**Objective:**
Please transcribe the data below exactly. Leave the pictures out.

-- START --

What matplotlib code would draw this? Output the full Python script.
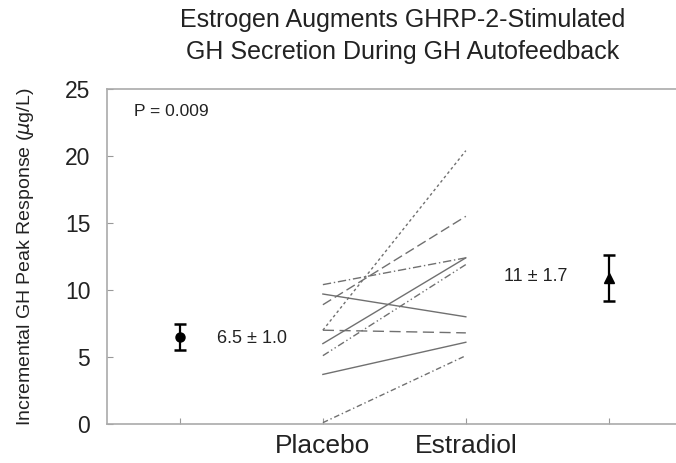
import matplotlib
matplotlib.use("Agg")
import matplotlib.pyplot as plt

plt.rcParams['font.family'] = ['Liberation Sans', 'DejaVu Sans']

# Individual subjects: placebo -> estradiol
placebo = [7.0, 8.9, 10.4, 9.7, 6.0, 5.1, 7.0, 3.7, 0.1]
estradiol = [20.4, 15.5, 12.4, 8.0, 12.4, 11.9, 6.8, 6.1, 5.1]
styles = [(0, (2, 2)), (0, (7, 3)), (0, (6, 2, 1, 2)), '-', '-',
          (0, (5, 2, 1, 2, 1, 2)), (0, (8, 4)), '-', (0, (4, 2, 1, 2))]

mean_placebo, sem_placebo = 6.5, 1.0
mean_estradiol, sem_estradiol = 10.9, 1.7

x_labels = ['', 'Placebo', 'Estradiol', '']
x_pos = [1, 2, 3, 4]

fig = plt.figure(figsize=(6.76, 4.63), dpi=100)
ax = fig.add_axes([107/676, 39/463, 1 - 107/676, (424-89)/463])

for p, e, ls in zip(placebo, estradiol, styles):
    ax.plot([2, 3], [p, e], color='#707070', lw=1.0, linestyle=ls)

ax.errorbar([1], [mean_placebo], yerr=[sem_placebo], fmt='o', color='black',
            ms=6.5, capsize=4, elinewidth=1.6, capthick=1.8)
ax.errorbar([4], [mean_estradiol], yerr=[sem_estradiol], fmt='^', color='black',
            ms=6.5, capsize=4, elinewidth=1.6, capthick=1.8)

ax.text(1.26, mean_placebo - 0.1, '6.5 ± 1.0', fontsize=13, va='center', ha='left', color='#222222')
ax.text(3.71, mean_estradiol + 0.1, '11 ± 1.7', fontsize=13, va='center', ha='right', color='#222222')
ax.text(0.68, 23.3, 'P = 0.009', fontsize=12.5, va='center', ha='left', color='#222222')

ax.set_xlim(0.49, 4.47)
ax.set_ylim(0, 25)
ax.set_yticks([0, 5, 10, 15, 20, 25])
ax.set_xticks(x_pos)
ax.set_xticklabels(x_labels)
ax.tick_params(axis='both', direction='in', length=4, color='#999999', labelcolor='#222222')
ax.tick_params(axis='y', labelsize=16.5, pad=12)
ax.tick_params(axis='x', labelsize=19, pad=7)
for s in ['left', 'bottom', 'top']:
    ax.spines[s].set_color('#aaaaaa')
    ax.spines[s].set_linewidth(1.2)
ax.spines['right'].set_visible(False)

ax.set_ylabel('Incremental GH Peak Response ($\\mu$g/L)', fontsize=14, color='#222222', labelpad=21)
fig.text(403/676, 1 - 36/463, 'Estrogen Augments GHRP-2-Stimulated\nGH Secretion During GH Autofeedback',
         ha='center', va='center', fontsize=18, color='#222222', linespacing=1.38)

fig.savefig('out.png', dpi=100)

-- END --

**Reply:**
What matplotlib code would draw this? Output the full Python script.
import matplotlib
matplotlib.use("Agg")
import matplotlib.pyplot as plt

plt.rcParams['font.family'] = ['Liberation Sans', 'DejaVu Sans']

# Individual subjects: placebo -> estradiol
placebo = [7.0, 8.9, 10.4, 9.7, 6.0, 5.1, 7.0, 3.7, 0.1]
estradiol = [20.4, 15.5, 12.4, 8.0, 12.4, 11.9, 6.8, 6.1, 5.1]
styles = [(0, (2, 2)), (0, (7, 3)), (0, (6, 2, 1, 2)), '-', '-',
          (0, (5, 2, 1, 2, 1, 2)), (0, (8, 4)), '-', (0, (4, 2, 1, 2))]

mean_placebo, sem_placebo = 6.5, 1.0
mean_estradiol, sem_estradiol = 10.9, 1.7

x_labels = ['', 'Placebo', 'Estradiol', '']
x_pos = [1, 2, 3, 4]

fig = plt.figure(figsize=(6.76, 4.63), dpi=100)
ax = fig.add_axes([107/676, 39/463, 1 - 107/676, (424-89)/463])

for p, e, ls in zip(placebo, estradiol, styles):
    ax.plot([2, 3], [p, e], color='#707070', lw=1.0, linestyle=ls)

ax.errorbar([1], [mean_placebo], yerr=[sem_placebo], fmt='o', color='black',
            ms=6.5, capsize=4, elinewidth=1.6, capthick=1.8)
ax.errorbar([4], [mean_estradiol], yerr=[sem_estradiol], fmt='^', color='black',
            ms=6.5, capsize=4, elinewidth=1.6, capthick=1.8)

ax.text(1.26, mean_placebo - 0.1, '6.5 ± 1.0', fontsize=13, va='center', ha='left', color='#222222')
ax.text(3.71, mean_estradiol + 0.1, '11 ± 1.7', fontsize=13, va='center', ha='right', color='#222222')
ax.text(0.68, 23.3, 'P = 0.009', fontsize=12.5, va='center', ha='left', color='#222222')

ax.set_xlim(0.49, 4.47)
ax.set_ylim(0, 25)
ax.set_yticks([0, 5, 10, 15, 20, 25])
ax.set_xticks(x_pos)
ax.set_xticklabels(x_labels)
ax.tick_params(axis='both', direction='in', length=4, color='#999999', labelcolor='#222222')
ax.tick_params(axis='y', labelsize=16.5, pad=12)
ax.tick_params(axis='x', labelsize=19, pad=7)
for s in ['left', 'bottom', 'top']:
    ax.spines[s].set_color('#aaaaaa')
    ax.spines[s].set_linewidth(1.2)
ax.spines['right'].set_visible(False)

ax.set_ylabel('Incremental GH Peak Response ($\\mu$g/L)', fontsize=14, color='#222222', labelpad=21)
fig.text(403/676, 1 - 36/463, 'Estrogen Augments GHRP-2-Stimulated\nGH Secretion During GH Autofeedback',
         ha='center', va='center', fontsize=18, color='#222222', linespacing=1.38)

fig.savefig('out.png', dpi=100)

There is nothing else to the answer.